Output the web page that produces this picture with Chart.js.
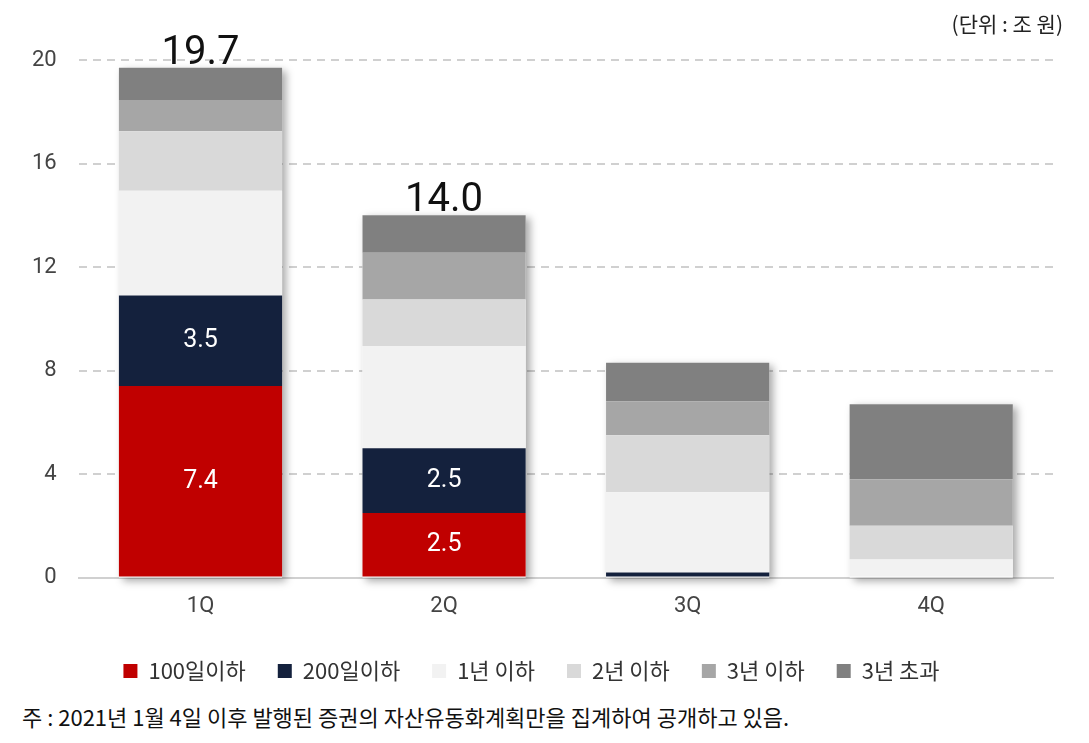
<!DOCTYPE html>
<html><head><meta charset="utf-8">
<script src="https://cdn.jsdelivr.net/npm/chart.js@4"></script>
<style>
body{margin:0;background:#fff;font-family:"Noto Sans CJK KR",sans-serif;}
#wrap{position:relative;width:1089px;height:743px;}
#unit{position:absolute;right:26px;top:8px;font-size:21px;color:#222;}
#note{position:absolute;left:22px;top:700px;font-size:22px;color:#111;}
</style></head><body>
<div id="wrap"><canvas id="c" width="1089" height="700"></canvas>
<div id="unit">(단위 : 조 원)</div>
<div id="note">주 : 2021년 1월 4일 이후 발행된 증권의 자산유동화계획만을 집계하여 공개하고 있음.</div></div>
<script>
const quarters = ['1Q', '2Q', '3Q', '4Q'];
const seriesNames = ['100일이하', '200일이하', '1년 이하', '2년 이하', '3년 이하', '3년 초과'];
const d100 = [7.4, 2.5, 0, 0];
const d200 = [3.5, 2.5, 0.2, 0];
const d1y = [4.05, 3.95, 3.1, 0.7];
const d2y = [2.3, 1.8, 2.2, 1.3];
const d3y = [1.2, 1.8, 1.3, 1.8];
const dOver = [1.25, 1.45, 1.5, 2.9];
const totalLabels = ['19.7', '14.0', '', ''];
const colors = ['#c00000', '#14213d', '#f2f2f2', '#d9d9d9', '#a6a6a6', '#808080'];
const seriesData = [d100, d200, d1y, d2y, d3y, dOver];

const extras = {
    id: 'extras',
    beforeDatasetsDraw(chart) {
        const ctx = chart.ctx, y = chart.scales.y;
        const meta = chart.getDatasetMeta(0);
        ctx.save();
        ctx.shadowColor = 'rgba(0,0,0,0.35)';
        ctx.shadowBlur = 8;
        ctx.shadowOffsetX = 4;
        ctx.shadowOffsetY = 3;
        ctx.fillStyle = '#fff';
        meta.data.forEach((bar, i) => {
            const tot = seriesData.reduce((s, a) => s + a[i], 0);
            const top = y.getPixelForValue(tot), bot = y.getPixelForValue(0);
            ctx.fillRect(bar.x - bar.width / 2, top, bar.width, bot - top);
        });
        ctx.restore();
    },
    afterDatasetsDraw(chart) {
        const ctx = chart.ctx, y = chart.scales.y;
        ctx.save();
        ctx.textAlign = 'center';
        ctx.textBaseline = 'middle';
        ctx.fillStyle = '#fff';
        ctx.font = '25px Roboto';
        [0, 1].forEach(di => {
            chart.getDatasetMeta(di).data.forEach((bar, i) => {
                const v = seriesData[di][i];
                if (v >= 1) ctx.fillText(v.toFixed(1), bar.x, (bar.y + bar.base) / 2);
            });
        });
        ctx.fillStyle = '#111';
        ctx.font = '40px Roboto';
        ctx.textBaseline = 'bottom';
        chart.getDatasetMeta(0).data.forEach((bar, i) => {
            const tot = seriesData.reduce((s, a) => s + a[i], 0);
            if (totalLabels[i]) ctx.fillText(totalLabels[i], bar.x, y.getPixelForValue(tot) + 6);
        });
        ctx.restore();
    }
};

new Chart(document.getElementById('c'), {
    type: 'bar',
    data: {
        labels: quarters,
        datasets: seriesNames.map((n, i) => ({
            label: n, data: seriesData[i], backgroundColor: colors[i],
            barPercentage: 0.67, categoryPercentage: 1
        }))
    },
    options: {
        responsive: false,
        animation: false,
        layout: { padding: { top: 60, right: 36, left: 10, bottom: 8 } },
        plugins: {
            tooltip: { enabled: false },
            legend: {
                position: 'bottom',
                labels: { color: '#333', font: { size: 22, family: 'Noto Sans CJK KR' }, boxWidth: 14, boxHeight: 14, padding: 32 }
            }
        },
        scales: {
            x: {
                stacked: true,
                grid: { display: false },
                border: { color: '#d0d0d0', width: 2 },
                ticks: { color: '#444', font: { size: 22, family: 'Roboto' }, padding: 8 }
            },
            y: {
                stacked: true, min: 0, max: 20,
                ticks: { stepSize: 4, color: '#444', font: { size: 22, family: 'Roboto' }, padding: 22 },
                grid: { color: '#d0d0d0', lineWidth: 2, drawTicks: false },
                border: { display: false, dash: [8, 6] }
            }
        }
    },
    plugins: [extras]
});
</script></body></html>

——————

Take the material above from its first line through the line holding "const seriesData = [d100, d200, d1y, d2y, d3y, dOver];" and set it down exactly, without the pictures.

Output the web page that produces this picture with Chart.js.
<!DOCTYPE html>
<html><head><meta charset="utf-8">
<script src="https://cdn.jsdelivr.net/npm/chart.js@4"></script>
<style>
body{margin:0;background:#fff;font-family:"Noto Sans CJK KR",sans-serif;}
#wrap{position:relative;width:1089px;height:743px;}
#unit{position:absolute;right:26px;top:8px;font-size:21px;color:#222;}
#note{position:absolute;left:22px;top:700px;font-size:22px;color:#111;}
</style></head><body>
<div id="wrap"><canvas id="c" width="1089" height="700"></canvas>
<div id="unit">(단위 : 조 원)</div>
<div id="note">주 : 2021년 1월 4일 이후 발행된 증권의 자산유동화계획만을 집계하여 공개하고 있음.</div></div>
<script>
const quarters = ['1Q', '2Q', '3Q', '4Q'];
const seriesNames = ['100일이하', '200일이하', '1년 이하', '2년 이하', '3년 이하', '3년 초과'];
const d100 = [7.4, 2.5, 0, 0];
const d200 = [3.5, 2.5, 0.2, 0];
const d1y = [4.05, 3.95, 3.1, 0.7];
const d2y = [2.3, 1.8, 2.2, 1.3];
const d3y = [1.2, 1.8, 1.3, 1.8];
const dOver = [1.25, 1.45, 1.5, 2.9];
const totalLabels = ['19.7', '14.0', '', ''];
const colors = ['#c00000', '#14213d', '#f2f2f2', '#d9d9d9', '#a6a6a6', '#808080'];
const seriesData = [d100, d200, d1y, d2y, d3y, dOver];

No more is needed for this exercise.